The line containing "const x0 = cx - (w1 + w2 + w3) / 2;" marks the end: quote every line from the start of the records below through it, word for word.

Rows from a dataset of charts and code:
■ ■ ■ ■
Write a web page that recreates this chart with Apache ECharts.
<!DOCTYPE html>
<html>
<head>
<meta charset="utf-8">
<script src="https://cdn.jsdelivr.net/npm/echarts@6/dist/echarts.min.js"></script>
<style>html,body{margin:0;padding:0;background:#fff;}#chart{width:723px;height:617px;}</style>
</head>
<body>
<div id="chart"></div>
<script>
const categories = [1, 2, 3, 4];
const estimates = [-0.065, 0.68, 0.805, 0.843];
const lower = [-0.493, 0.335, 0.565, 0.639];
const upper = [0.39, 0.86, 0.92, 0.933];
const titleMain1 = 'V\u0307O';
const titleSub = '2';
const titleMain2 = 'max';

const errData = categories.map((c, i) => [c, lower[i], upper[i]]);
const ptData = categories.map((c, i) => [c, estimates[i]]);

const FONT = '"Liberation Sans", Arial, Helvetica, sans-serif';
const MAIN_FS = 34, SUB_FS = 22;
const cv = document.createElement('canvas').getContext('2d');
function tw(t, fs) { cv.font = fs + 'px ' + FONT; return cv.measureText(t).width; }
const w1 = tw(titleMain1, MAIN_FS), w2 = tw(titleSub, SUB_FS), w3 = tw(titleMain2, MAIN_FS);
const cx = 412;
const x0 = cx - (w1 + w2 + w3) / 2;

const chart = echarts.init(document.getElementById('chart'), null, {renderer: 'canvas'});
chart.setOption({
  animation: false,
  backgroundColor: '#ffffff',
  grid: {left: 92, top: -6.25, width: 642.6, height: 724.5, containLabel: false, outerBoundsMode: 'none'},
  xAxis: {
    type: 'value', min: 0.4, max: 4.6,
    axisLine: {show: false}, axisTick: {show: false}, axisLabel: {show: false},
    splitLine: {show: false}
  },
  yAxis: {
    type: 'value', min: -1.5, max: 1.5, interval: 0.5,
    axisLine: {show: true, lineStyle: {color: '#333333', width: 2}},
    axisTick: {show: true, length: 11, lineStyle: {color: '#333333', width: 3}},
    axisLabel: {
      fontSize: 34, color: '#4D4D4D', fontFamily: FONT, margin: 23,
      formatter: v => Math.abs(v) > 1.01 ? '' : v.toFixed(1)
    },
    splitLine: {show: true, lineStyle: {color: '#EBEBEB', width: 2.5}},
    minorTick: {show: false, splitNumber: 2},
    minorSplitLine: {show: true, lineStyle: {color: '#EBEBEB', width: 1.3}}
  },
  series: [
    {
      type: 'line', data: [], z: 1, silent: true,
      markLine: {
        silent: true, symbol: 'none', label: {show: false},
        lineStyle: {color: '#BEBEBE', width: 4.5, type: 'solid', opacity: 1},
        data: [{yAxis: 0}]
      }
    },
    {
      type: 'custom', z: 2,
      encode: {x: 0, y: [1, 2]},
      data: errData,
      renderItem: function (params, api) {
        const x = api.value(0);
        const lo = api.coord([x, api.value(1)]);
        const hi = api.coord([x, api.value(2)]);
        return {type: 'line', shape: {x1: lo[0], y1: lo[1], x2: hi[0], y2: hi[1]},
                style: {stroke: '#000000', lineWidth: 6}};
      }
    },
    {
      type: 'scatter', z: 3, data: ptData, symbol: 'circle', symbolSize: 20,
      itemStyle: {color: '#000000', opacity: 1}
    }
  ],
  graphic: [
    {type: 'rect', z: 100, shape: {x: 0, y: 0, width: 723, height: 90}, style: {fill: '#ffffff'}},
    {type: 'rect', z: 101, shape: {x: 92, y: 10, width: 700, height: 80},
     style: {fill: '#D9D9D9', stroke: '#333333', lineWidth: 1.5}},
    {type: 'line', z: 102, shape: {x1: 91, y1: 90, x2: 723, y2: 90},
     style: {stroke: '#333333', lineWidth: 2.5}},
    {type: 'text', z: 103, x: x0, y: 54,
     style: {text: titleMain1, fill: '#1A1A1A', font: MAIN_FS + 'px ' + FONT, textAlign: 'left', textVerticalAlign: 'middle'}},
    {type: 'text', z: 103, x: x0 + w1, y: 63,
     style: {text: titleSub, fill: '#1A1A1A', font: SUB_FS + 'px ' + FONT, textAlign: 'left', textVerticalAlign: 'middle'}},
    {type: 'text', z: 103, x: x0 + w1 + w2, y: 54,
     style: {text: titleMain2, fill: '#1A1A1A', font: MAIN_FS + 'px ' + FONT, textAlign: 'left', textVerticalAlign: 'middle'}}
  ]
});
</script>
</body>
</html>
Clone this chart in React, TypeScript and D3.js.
■ ■ ■ ■
▶ _EXERCISE OUTPUT_:
Write a web page that recreates this chart with Apache ECharts.
<!DOCTYPE html>
<html>
<head>
<meta charset="utf-8">
<script src="https://cdn.jsdelivr.net/npm/echarts@6/dist/echarts.min.js"></script>
<style>html,body{margin:0;padding:0;background:#fff;}#chart{width:723px;height:617px;}</style>
</head>
<body>
<div id="chart"></div>
<script>
const categories = [1, 2, 3, 4];
const estimates = [-0.065, 0.68, 0.805, 0.843];
const lower = [-0.493, 0.335, 0.565, 0.639];
const upper = [0.39, 0.86, 0.92, 0.933];
const titleMain1 = 'V\u0307O';
const titleSub = '2';
const titleMain2 = 'max';

const errData = categories.map((c, i) => [c, lower[i], upper[i]]);
const ptData = categories.map((c, i) => [c, estimates[i]]);

const FONT = '"Liberation Sans", Arial, Helvetica, sans-serif';
const MAIN_FS = 34, SUB_FS = 22;
const cv = document.createElement('canvas').getContext('2d');
function tw(t, fs) { cv.font = fs + 'px ' + FONT; return cv.measureText(t).width; }
const w1 = tw(titleMain1, MAIN_FS), w2 = tw(titleSub, SUB_FS), w3 = tw(titleMain2, MAIN_FS);
const cx = 412;
const x0 = cx - (w1 + w2 + w3) / 2;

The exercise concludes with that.